一個 Middleware 讓 47 個腳本同時掛掉

一個 Middleware 讓 47 個腳本同時掛掉

監控面板突然湧現數百條紅色警報。一個 API 端點加入了認證層,結果 47 個自動化腳本、12 個定時任務、6 個第三方服務同時失效。工程師面對的不是修復單一問題,而是要在最短時間內批量更新數十個分散在不同儲存庫的呼叫點。

就像你把家裡大門換了新鎖,但忘記通知所有拿舊鑰匙的人。

依賴關係永遠是隱形的

為既有 API 端點加入認證機制,本該是提升安全性的正常演進。問題是當這個端點已經被數十個服務串接時,沒有人能準確說出誰在用它。依賴關係的可見性永遠落後於實際部署速度。你以為只是改一個 middleware,其實是在拆一座用膠帶黏起來的大樓。

批量腳本不是選項,而是唯一可行的救援方案。但更根本的問題是:為什麼我們從來不知道這個端點被這麼多服務依賴?

記憶體會健忘

用記憶體快取實作去重機制,配合 5 分鐘 TTL,在開發環境運作良好。生產環境的現實是:進程會重啟、容器會漂移、負載會重新分配。一次計畫性維護後,去重機制完全失效,同一批資料被重複處理三次。

任何需要跨越進程生命週期的狀態,都必須持久化。file-based 或 DB-backed 的去重實作,配合至少 24 小時的 TTL,才能真正應對生產環境的波動性。記憶體的優勢是速度,但它的劣勢是健忘——在自動化系統中這是致命的。

這兩個問題看似分屬不同領域,但它們指向同一個核心:當系統跨越單一邊界運作時,我們對「正常運作」的假設會系統性地失效。真正成熟的自動化系統,不是消除這些邊界,而是明確承認它們的存在。

— 邱柏宇

Hundreds of red alerts flooded the monitoring dashboard. One API endpoint gained an authentication layer. Result: 47 automation scripts, 12 scheduled jobs, and 6 third-party integrations failed simultaneously. Engineers faced not a single fix, but a race to batch-update dozens of call sites scattered across different repositories.

Like changing your front door lock but forgetting to tell everyone who has the old key.

Dependencies Are Always Invisible

Adding authentication to existing API endpoints should be straightforward security enhancement. The problem is when that endpoint is already consumed by dozens of services, nobody can accurately say who’s using it. Dependency visibility always lags behind actual deployment velocity. You think you’re just changing one middleware, but you’re actually dismantling a building held together with duct tape.

Batch scripting isn’t an option—it’s the only viable rescue strategy. But the deeper question is: why didn’t we know this endpoint had so many dependents?

Memory Forgets

In-memory caching for deduplication with 5-minute TTL works beautifully in development.

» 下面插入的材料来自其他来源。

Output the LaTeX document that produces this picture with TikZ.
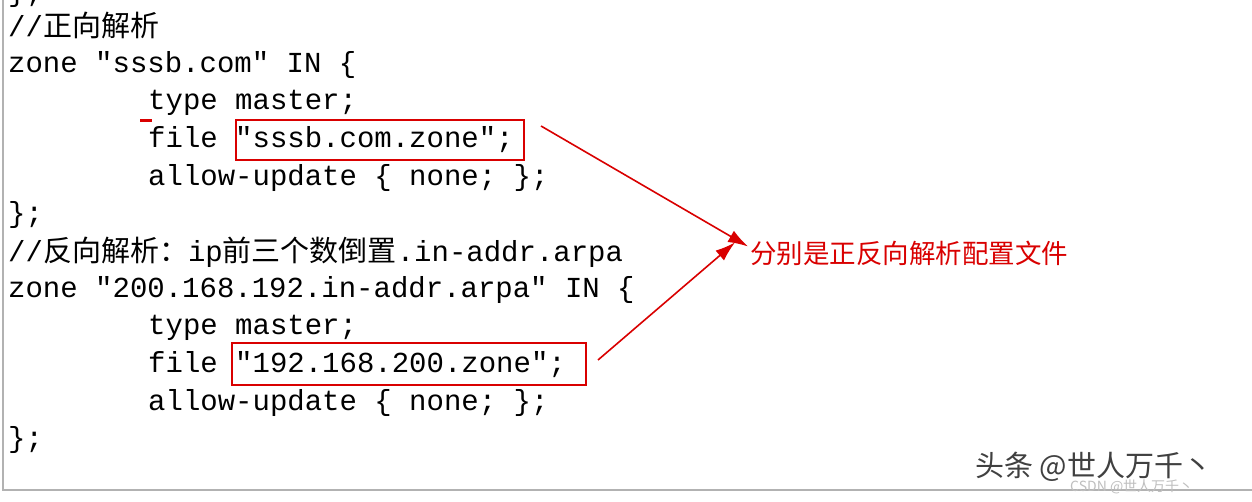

Production reality differs: processes restart, containers migrate, load rebalances. After one planned maintenance, the deduplication mechanism completely failed. The same batch of data got processed three times.

Any state that must survive process lifecycles requires persistence. File-based or DB-backed deduplication with at least 24-hour TTL can truly handle production volatility. Memory’s advantage is speed, but its weakness is forgetfulness—fatal in automation systems.

These two problems span different domains, yet they point to one core issue: when systems operate across boundaries, our assumptions about “normal operation” systematically fail. Mature automation systems don’t eliminate these boundaries—they explicitly acknowledge their existence.

— 邱柏宇